Connecticut College: The Interdisciplinary Advantage
Q. Why did you decide on Connecticut College?
A. I decided I wanted to combine economics with science for pre-med, and I wasn’t really able to do that at Northeastern. Even though I loved Boston, it was difficult to combine majors and concentrations there because there are different colleges within the university, so I decided to transfer. I applied to a ton of small liberal arts schools. It turned out that I got into quite a few, but what ended up making the difference for me was the student body. I was visiting a friend who goes here and everyone was very friendly, approachable and down to earth.
Q. What was the transfer like with your classes?
A. I was playing a lot of catch-up because I was a computer science student who switched to economics and chemistry. I fell in with economics because I really enjoyed the classes I was taking and the professors were really knowledgeable and friendly.
Q. Can you describe your major?
A. I’m an economics major and a chemistry minor with a concentration in pre-med. I’m looking for this to prepare me for an MD/MBA graduate program. I hope to get involved in health policy or physician and medical management.
Q. What have been your favorite classes?
A. I’m doing an independent study on health reform with Professor Monika Lopez Anuarbe. It’s been interesting and it’s a really pertinent topic right now. Next semester I’m doing independent research with Professor Marc Zimmer on green fluorescent protein (GFP). I’m looking forward to that.
Q. What activities are you involved in?
A. I’m the VP of the Emergency Medical Services Club, which started up last year. We’ve really gotten things going this year: We’re covering all club sports games now, and we’ll be on call with Campus Safety next semester. I’m also the VP of the Pre-Health Club, which is a support group for pre-med students and I’m a housefellow in Morrisson House.
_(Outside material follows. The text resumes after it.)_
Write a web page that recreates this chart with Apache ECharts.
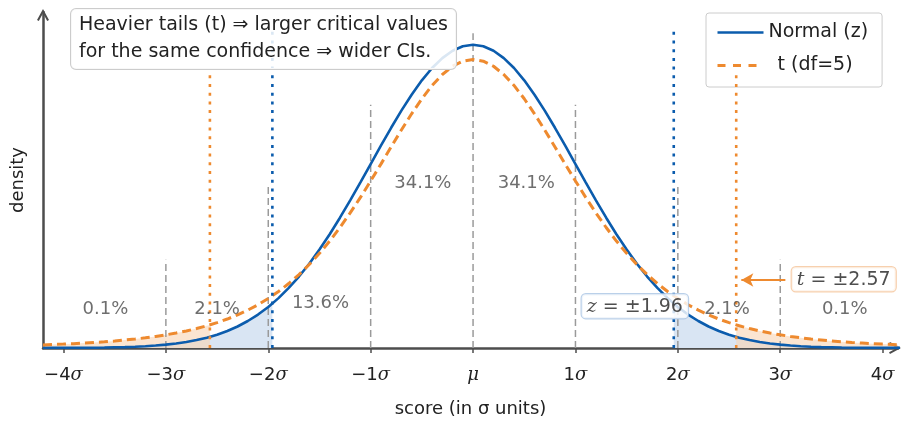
<!DOCTYPE html>
<html><head><meta charset="utf-8">
<script src="https://cdn.jsdelivr.net/npm/echarts@6/dist/echarts.min.js"></script>
<style>html,body{margin:0;padding:0;background:#fff}#c{width:901px;height:421px}</style>
</head><body><div id="c"></div>
<script>
// ---- data ----
const xVals = [-4.2,-4.1,-4.0,-3.9,-3.8,-3.7,-3.6,-3.5,-3.4,-3.3,-3.2,-3.1,-3.0,-2.9,-2.8,-2.7,-2.6,-2.5,-2.4,-2.3,-2.2,-2.1,-2.0,-1.9,-1.8,-1.7,-1.6,-1.5,-1.4,-1.3,-1.2,-1.1,-1.0,-0.9,-0.8,-0.7,-0.6,-0.5,-0.4,-0.3,-0.2,-0.1,0,
 0.1,0.2,0.3,0.4,0.5,0.6,0.7,0.8,0.9,1.0,1.1,1.2,1.3,1.4,1.5,1.6,1.7,1.8,1.9,2.0,2.1,2.2,2.3,2.4,2.5,2.6,2.7,2.8,2.9,3.0,3.1,3.2,3.3,3.4,3.5,3.6,3.7,3.8,3.9,4.0,4.1,4.2];
const normalY = [0.0001,0.0001,0.0001,0.0002,0.0003,0.0004,0.0006,0.0009,0.0012,0.0017,0.0024,0.0033,0.0044,0.0060,0.0079,0.0104,0.0136,0.0175,0.0224,0.0283,0.0355,0.0440,0.0540,0.0656,0.0790,0.0940,0.1109,0.1295,0.1497,0.1714,0.1942,0.2179,0.2420,0.2661,0.2897,0.3123,0.3332,0.3521,0.3683,0.3814,0.3910,0.3970,0.3989,
 0.3970,0.3910,0.3814,0.3683,0.3521,0.3332,0.3123,0.2897,0.2661,0.2420,0.2179,0.1942,0.1714,0.1497,0.1295,0.1109,0.0940,0.0790,0.0656,0.0540,0.0440,0.0355,0.0283,0.0224,0.0175,0.0136,0.0104,0.0079,0.0060,0.0044,0.0033,0.0024,0.0017,0.0012,0.0009,0.0006,0.0004,0.0003,0.0002,0.0001,0.0001,0.0001];
const tY = [0.0041,0.0046,0.0051,0.0057,0.0065,0.0073,0.0082,0.0092,0.0105,0.0118,0.0134,0.0152,0.0173,0.0197,0.0224,0.0256,0.0292,0.0333,0.0381,0.0436,0.0498,0.0569,0.0651,0.0743,0.0848,0.0966,0.1098,0.1245,0.1407,0.1585,0.1777,0.1981,0.2197,0.2419,0.2645,0.2868,0.3081,0.3279,0.3454,0.3598,0.3706,0.3773,0.3796,
 0.3773,0.3706,0.3598,0.3454,0.3279,0.3081,0.2868,0.2645,0.2419,0.2197,0.1981,0.1777,0.1585,0.1407,0.1245,0.1098,0.0966,0.0848,0.0743,0.0651,0.0569,0.0498,0.0436,0.0381,0.0333,0.0292,0.0256,0.0224,0.0197,0.0173,0.0152,0.0134,0.0118,0.0105,0.0092,0.0082,0.0073,0.0065,0.0057,0.0051,0.0046,0.0041];
const zCrit = 1.96, zCritY = 0.0584;
const tCrit = 2.57, tCritY = 0.0304;
const guideX = [-3,-2,-1,0,1,2,3];
const guideTop = [0.116,0.217,0.32,0.414,0.32,0.217,0.116];
const zLineTop = 0.418, tLineTop = 0.359;
const tickVals = [-4,-3,-2,-1,0,1,2,3,4];
const tickLabels = ['−4σ','−3σ','−2σ','−1σ','μ','1σ','2σ','3σ','4σ'];
const pctX = [-3.59,-2.5,-1.49,-0.49,0.52,2.48,3.63];
const pctY = [0.051,0.051,0.059,0.217,0.217,0.051,0.051];
const pctText = ['0.1%','2.1%','13.6%','34.1%','34.1%','2.1%','0.1%'];

const BLUE = '#0b5cad', ORANGE = '#ee8a2f', FONT = '"DejaVu Sans", sans-serif';
const MATH = '"DejaVu Serif", serif';
const CHEVRON = 'path://M0,11 L6,0 L12,11 L10.2,11.9 L6,4.2 L1.8,11.9 Z';
const pts = (ys) => xVals.map((x,i)=>[x, ys[i]]);
const tail = (ys, c, cy, side) => {
  const arr = xVals.map((x,i)=>[x, ys[i]]).filter(p => side<0 ? p[0] <= -c : p[0] >= c);
  if (side<0) arr.push([-c, cy]); else arr.unshift([c, cy]);
  return arr;
};
const fillSeries = (data, color, opacity) => ({
  type:'line', data, symbol:'none', silent:true, z:1,
  lineStyle:{width:0}, areaStyle:{color, opacity}
});
const vline = (x, top, color, type, width, z) => ({
  type:'line', data:[[x,0],[x,top]], symbol:'none', silent:true, z,
  lineStyle:{color, type, width, cap:'butt'}
});

const series = [
  fillSeries(tail(normalY, zCrit, zCritY, -1), '#d9e5f3', 1),
  fillSeries(tail(normalY, zCrit, zCritY, 1), '#d9e5f3', 1),
  fillSeries(tail(tY, tCrit, tCritY, -1), '#f8d3b3', 0.6),
  fillSeries(tail(tY, tCrit, tCritY, 1), '#f8d3b3', 0.6),
];
guideX.forEach((x,i)=>series.push(vline(x, guideTop[i], '#9a9a9a', [7,4], 1.5, 2)));
series.push({name:'Normal (z)', type:'line', data:pts(normalY), symbol:'none', showSymbol:false, z:5,
  lineStyle:{color:BLUE, width:2.6}, itemStyle:{color:BLUE}});
series.push({name:'t (df=5)', type:'line', data:pts(tY), symbol:'none', showSymbol:false, z:6,
  lineStyle:{color:ORANGE, width:3, type:[9,5]}, itemStyle:{color:ORANGE},
  markLine:{silent:true, symbol:['none','arrow'], symbolSize:[10,12], label:{show:false},
    lineStyle:{color:ORANGE, type:'solid', width:2.2},
    data:[[{coord:[3.05,0.0895]},{coord:[2.62,0.0895]}]]}});
[-zCrit, zCrit].forEach(x=>series.push(vline(x, zLineTop, BLUE, [3,5.7], 2.6, 7)));
[-tCrit, tCrit].forEach(x=>series.push(vline(x, tLineTop, ORANGE, [3,5.7], 2.6, 7)));
series.push({type:'scatter', symbolSize:0, silent:true, z:8,
  data: pctX.map((x,i)=>[x, pctY[i], pctText[i]]),
  label:{show:true, position:'inside', formatter:p=>p.value[2], color:'#4a4a4a', fontSize:18, fontFamily:FONT}});
series.push({type:'scatter', symbolSize:0, silent:true, z:9,
  data:[
    {value:[1.58,0.055,'z'], label:{borderColor:'#a9c4e4'}},
    {value:[3.62,0.0905,'t'], label:{borderColor:'#f5c49a'}}
  ],
  label:{show:true, position:'inside',
    formatter:p=> p.value[2]==='z' ? '{i|z} = ±1.96' : '{i|t} = ±2.57',
    color:'#222', fontSize:19, fontFamily:FONT, backgroundColor:'#fff',
    borderWidth:1.2, borderRadius:4, padding:[3,5,2,5],
    rich:{i:{fontStyle:'italic', fontFamily:MATH, fontSize:19, color:'#222'}}}});

const chart = echarts.init(document.getElementById('c'), null, {renderer:'canvas'});
chart.setOption({
  animation:false,
  grid:{left:43, right:3, top:12, bottom:73, outerBoundsMode:'none', containLabel:false},
  xAxis:{type:'value', min:-4.2, max:4.15,
    name:'score (in σ units)', nameLocation:'middle', nameGap:52,
    nameTextStyle:{fontSize:18, color:'#222', fontFamily:FONT},
    axisLine:{lineStyle:{color:'#4d4d4d', width:2.5}, symbol:['none',CHEVRON], symbolSize:[12,12], symbolOffset:[0,-3]},
    axisTick:{show:true, customValues:tickVals, length:5, lineStyle:{color:'#4d4d4d', width:1.5}},
    axisLabel:{customValues:tickVals, margin:18, color:'#222', fontSize:18, fontFamily:FONT,
      formatter:v=>{const s=tickLabels[tickVals.indexOf(Math.round(v))]||''; return s.replace(/([σμ])/,'{m|$1}');},
      rich:{m:{fontStyle:'italic', fontFamily:MATH, fontSize:18, color:'#222'}}},
    splitLine:{show:false}},
  yAxis:{type:'value', min:0, max:0.442,
    name:'density', nameLocation:'middle', nameGap:16, nameRotate:90,
    nameTextStyle:{fontSize:18, color:'#222', fontFamily:FONT},
    axisLine:{show:true, onZero:false, lineStyle:{color:'#4d4d4d', width:2.5}, symbol:['none',CHEVRON], symbolSize:[12,12], symbolOffset:[0,-3]},
    axisTick:{show:false}, axisLabel:{show:false}, splitLine:{show:false}},
  legend:{left:706, top:13, orient:'vertical', itemWidth:46, itemHeight:14, itemGap:14,
    backgroundColor:'#fff', borderColor:'#cccccc', borderWidth:1, borderRadius:3, padding:[10,14,12,10],
    itemStyle:{opacity:0, color:'rgba(0,0,0,0)', borderWidth:0},
    textStyle:{fontSize:19, color:'#222', fontFamily:FONT, rich:{p:{width:9}}},
    formatter:n=> n==='t (df=5)' ? '{p|}'+n : n,
    data:[{name:'Normal (z)', lineStyle:{width:2.7}},{name:'t (df=5)', lineStyle:{type:[8,7.5], width:3}}]},
  graphic:[{type:'text', left:70, top:8, z:100,
    style:{text:'Heavier tails (t) ⇒ larger critical values\nfor the same confidence ⇒ wider CIs.',
      font:'19px '+FONT, fill:'#222', lineHeight:27,
      backgroundColor:'rgba(255,255,255,0.85)', borderColor:'#cccccc', borderWidth:1, borderRadius:5, padding:[3,8,3,8]}}],
  series
});
</script></body></html>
Q. Did you do a summer internship?
A. I did a summer internship through the career office with A Friendly Hand, an organization that I’ve worked with for three years and done six trips with. I helped to create an internship program for students like myself who want to go abroad but have a hard time with course requirements. My trip to Honduras this summer included four other students from Connecticut College and we spent over eight weeks in clinics, five days a week. There aren’t the same regulations there as in America, and you get experience you never would get here. You get to work with doctors helping people; I even assisted with a Caesarean section. It’s so eye-opening to see people who are in need of such basic medical care that we take for granted, or have conditions that can be cured so easily with some basic medicines.
Q. Has anything surprised you about the College?
A. I was hopeful about the individual attention and ability to get to know professors. That’s just impossible at a larger school. I wasn’t sure if this was going to actually happen, but I really started seeing this junior year when I got into more specialized classes and was working with professors. They made themselves really accessible and were supportive of my work.
Q. If there is one thing you could tell someone about Connecticut College, what would it be?
A. I think it’s clear that the biggest thing is the ability to work on your personal interests and also get support from the school. The professors and administration really make themselves available to you and are supportive of the students in and out of the classroom.